_GOAL_. Count every line that holds the string "draw", and report the number alone.

_GIVEN INFORMATION_.

· · · ·

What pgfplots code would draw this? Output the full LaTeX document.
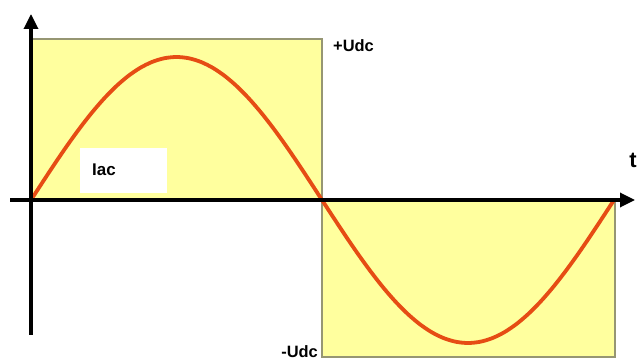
\documentclass[border=0pt]{standalone}
\usepackage{pgfplots}
\pgfplotsset{compat=1.18}
\usepackage{fontspec}
\setmainfont{Liberation Sans}
\usetikzlibrary{arrows.meta}
\definecolor{rectfill}{RGB}{255,255,158}
\definecolor{rectedge}{RGB}{150,150,115}
\definecolor{wave}{RGB}{230,76,20}
\begin{document}
\begin{tikzpicture}
\begin{axis}[
  width=638bp, height=360bp, scale only axis,
  xmin=0, xmax=638, ymin=-160, ymax=200,
  hide axis, clip=false,
]
% rectangles
\addplot[fill=rectfill, draw=rectedge, line width=1.5bp] coordinates {(31,0) (322,0) (322,161) (31,161)} -- cycle;
\addplot[fill=rectfill, draw=rectedge, line width=1.5bp] coordinates {(322,0) (615,0) (615,-157) (322,-157)} -- cycle;
% Iac box
\addplot[fill=white, draw=none] coordinates {(80,7) (167,7) (167,52) (80,52)} -- cycle;
% sine wave
\addplot[wave, line width=3.8bp, smooth] coordinates {
(31,0) (43.125,18.66) (55.25,37.01) (67.375,54.73) (79.5,71.5) (91.625,87.06) (103.75,101.12) (115.875,113.46) (128,123.84) (140.125,132.12) (152.25,138.12) (164.375,141.77) (176.5,143)
(188.625,141.77) (200.75,138.12) (212.875,132.12) (225,123.84) (237.125,113.46) (249.25,101.12) (261.375,87.06) (273.5,71.5) (285.625,54.73) (297.75,37.01) (309.875,18.66) (322,0)
(334.17,-18.66) (346.33,-37.01) (358.5,-54.73) (370.67,-71.5) (382.83,-87.06) (395,-101.12) (407.17,-113.46) (419.33,-123.84) (431.5,-132.12) (443.67,-138.12) (455.83,-141.77) (468,-143)
(480.17,-141.77) (492.33,-138.12) (504.5,-132.12) (516.67,-123.84) (528.83,-113.46) (541,-101.12) (553.17,-87.06) (565.33,-71.5) (577.5,-54.73) (589.67,-37.01) (601.83,-18.66) (614,0)
};
% axes
\addplot[black, line width=3.3bp, -{Triangle[length=15bp,width=14bp]}] coordinates {(10,0) (635,0)};
\addplot[black, line width=3.3bp, -{Triangle[length=15bp,width=14bp]}] coordinates {(31,-135) (31,186)};
% labels
\node[font=\bfseries\fontsize{16.5}{18}\selectfont, anchor=west, inner sep=0pt] at (axis cs:333,154) {+Udc};
\node[font=\bfseries\fontsize{16.5}{18}\selectfont, anchor=east, inner sep=0pt] at (axis cs:318,-152) {-Udc};
\node[font=\bfseries\fontsize{17}{18}\selectfont, anchor=west, inner sep=0pt] at (axis cs:92,30) {Iac};
\node[font=\bfseries\fontsize{22}{23}\selectfont, inner sep=0pt] at (axis cs:633,40) {t};
\end{axis}
\pgfresetboundingbox
\path[use as bounding box] (current axis.south west) rectangle (current axis.north east);
\end{tikzpicture}
\end{document}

· · · ·

_RESPONSE_. 4